Yes, it is worth it to me to take it, but I want to be as prepared as I can be. It should be O.K. on the major things as it is a recognised model sold all over the world, albeit 37 years old now !

The speedo was the only thing that I thought might present a problem, I'll now have to decide what is the best way round it


----------



## gus-lopez (Jan 4, 2010)

No whether it works or not they'd have no way of knowing.


----------



## Relyat (Sep 29, 2013)

That was what I thought, but wasn't sure whether it would be tested either road or rolling road


----------



## gus-lopez (Jan 4, 2010)

Friend of mine had a car where the speedo packed up .It had 5 , yearly itv's with the same km reading before he sold it.


----------



## Maureen47 (Mar 27, 2014)

We found this article quite handy too

How to import a car or motorcycle into Spain | Settle in Spain


----------



## Relyat (Sep 29, 2013)

Thanks, that is useful too, a concise guide to this persons experience. I only hope it is as simple for me!


----------



## jonmlb748 (Oct 30, 2011)

which bike is it,even a 37 year old bike had a speedometer when new.,it's .could be worth looking into historic matriculation


----------



## Relyat (Sep 29, 2013)

Mine is equipped with a speedo from new, but it is in mph. So I will need either a replacement or a new face showing kph.

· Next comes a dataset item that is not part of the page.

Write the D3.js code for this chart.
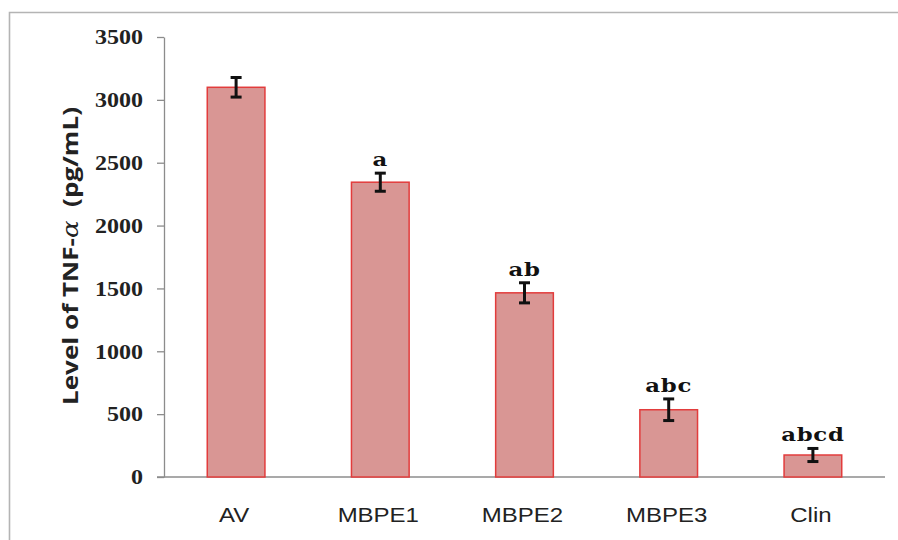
<!DOCTYPE html>
<html>
<head>
<meta charset="utf-8">
<script src="https://cdn.jsdelivr.net/npm/d3@7"></script>
<style>
  html, body { margin: 0; padding: 0; background: #fff; overflow: hidden; }
  svg { display: block; }
</style>
</head>
<body>
<svg id="chart" width="898" height="540"></svg>
<script>
// TNF-α levels per treatment group (pg/mL), with SD and significance letters
const groups = ["AV", "MBPE1", "MBPE2", "MBPE3", "Clin"];
const means = [3100, 2345, 1465, 535, 175];
const errors = [78, 72, 80, 86, 52];
const letters = ["", "a", "ab", "abc", "abcd"];
const yTicks = [0, 500, 1000, 1500, 2000, 2500, 3000, 3500];

const svg = d3.select("#chart");
const stretch = 1.2; // horizontally widened lettering

// plot frame (top and left edges)
svg.append("path")
  .attr("d", "M9.5,540V12.5H898")
  .attr("fill", "none").attr("stroke", "#b4b4b4").attr("stroke-width", 1.6);

const x = d3.scaleBand().domain(groups).range([164, 885])
  .paddingInner(0.6).paddingOuter(0.3);
const y = d3.scaleLinear().domain([0, 3500]).range([477, 37]);

// y axis
const yAxis = svg.append("g").attr("transform", "translate(164,0)")
  .call(d3.axisLeft(y).tickValues(yTicks).tickFormat(d3.format("d"))
    .tickSize(7).tickSizeOuter(0).tickPadding(0));
yAxis.select(".domain").attr("stroke", "#8c8c8c").attr("stroke-width", 1.3);
yAxis.selectAll(".tick line").attr("stroke", "#8c8c8c").attr("stroke-width", 1.3);
yAxis.selectAll(".tick text")
  .attr("x", null).attr("dy", "0.34em")
  .attr("transform", `translate(-21,0) scale(${stretch},1)`)
  .attr("font-family", "'Liberation Serif', 'Times New Roman', serif")
  .attr("font-weight", "bold").attr("font-size", 20).attr("fill", "#222");

// x axis baseline
svg.append("line")
  .attr("x1", 157).attr("x2", 885)
  .attr("y1", y(0)).attr("y2", y(0))
  .attr("stroke", "#8c8c8c").attr("stroke-width", 1.3);

// bars
svg.selectAll("rect.bar").data(groups).join("rect")
  .attr("class", "bar")
  .attr("x", d => x(d))
  .attr("y", (d, i) => y(means[i]))
  .attr("width", x.bandwidth())
  .attr("height", (d, i) => y(0) - y(means[i]))
  .attr("fill", "#d99694")
  .attr("stroke", "#e23c3c").attr("stroke-width", 1.5);

// error bars
const eb = svg.selectAll("g.err").data(groups).join("g").attr("class", "err")
  .attr("stroke", "#111").attr("stroke-width", 3);
eb.append("line")
  .attr("x1", d => x(d) + x.bandwidth() / 2).attr("x2", d => x(d) + x.bandwidth() / 2)
  .attr("y1", (d, i) => y(means[i] + errors[i])).attr("y2", (d, i) => y(means[i] - errors[i]));
eb.append("line")
  .attr("x1", d => x(d) + x.bandwidth() / 2 - 5.5).attr("x2", d => x(d) + x.bandwidth() / 2 + 5.5)
  .attr("y1", (d, i) => y(means[i] + errors[i])).attr("y2", (d, i) => y(means[i] + errors[i]));
eb.append("line")
  .attr("x1", d => x(d) + x.bandwidth() / 2 - 5.5).attr("x2", d => x(d) + x.bandwidth() / 2 + 5.5)
  .attr("y1", (d, i) => y(means[i] - errors[i])).attr("y2", (d, i) => y(means[i] - errors[i]));

// significance letters
svg.selectAll("text.sig").data(groups).join("text")
  .attr("class", "sig")
  .attr("transform", (d, i) =>
    `translate(${x(d) + x.bandwidth() / 2},${y(means[i] + errors[i]) - 7}) scale(${stretch},1)`)
  .attr("text-anchor", "middle")
  .attr("font-family", "'DejaVu Serif', serif")
  .attr("font-weight", "bold").attr("font-size", 19)
  .attr("letter-spacing", 0.6)
  .attr("fill", "#111")
  .text((d, i) => letters[i]);

// category labels
svg.selectAll("text.cat").data(groups).join("text")
  .attr("class", "cat")
  .attr("transform", d => `translate(${x(d) + x.bandwidth() / 2 - 2},${522}) scale(${stretch},1)`)
  .attr("text-anchor", "middle")
  .attr("font-family", "'Liberation Sans', Arial, sans-serif")
  .attr("font-size", 20).attr("fill", "#222")
  .text(d => d);

// y axis title
const title = svg.append("text")
  .attr("transform", "translate(78,256) rotate(-90)")
  .attr("text-anchor", "middle")
  .attr("font-family", "'Open Sans', 'Liberation Sans', sans-serif")
  .attr("font-weight", "bold").attr("font-size", 22).attr("fill", "#222")
  .attr("textLength", 298).attr("lengthAdjust", "spacingAndGlyphs");
title.append("tspan").text("Level of TNF-");
title.append("tspan").attr("font-family", "'DejaVu Serif', serif")
  .attr("font-style", "italic").attr("font-weight", "normal").text("α");
title.append("tspan").text("\u00a0\u00a0(pg/mL)");
</script>
</body>
</html>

The whole business of matriculation is a real bureaucratic maze by the look of it, so whatever I can do in preparation will be time well spent. I haven't looked at the historic route yet, but it will be worth exploring


----------



## jonmlb748 (Oct 30, 2011)

just had a thought I have a friend who is involved in classic motorcycle rental in mallorca.ie bonnies ,commando,BSA as well a European makes.all are 60-70 era and as far as I'm aware non of the brit bikes have kph speedos.will call by an check. google albion motorcycles Mallorca ,if you want to check them out.


----------



## Madliz (Feb 4, 2011)

My OH restores classic bikes from the 70s and 80s. In order to register them here they have to have speedos in kph.


----------



## Relyat (Sep 29, 2013)

That's what I thought.

It seemed logical to me that a vehicle) from the 70's that was supplied to various markets would have been fitted with equipment (speedo) specific to that individual market; thus to "move" it from one market to another would need it to comply with the original requirements of the the market in question


----------



## Madliz (Feb 4, 2011)

Relyat said:


> That's what I thought.
> 
> It seemed logical to me that a vehicle) from the 70's that was supplied to various markets would have been fitted with equipment (speedo) specific to that individual market; thus to "move" it from one market to another would need it to comply with the original requirements of the the market in question


Exactly. There are people who covert speedos from mph to kph or vice versa. Without a kph one here how could one obey the speed limits?


----------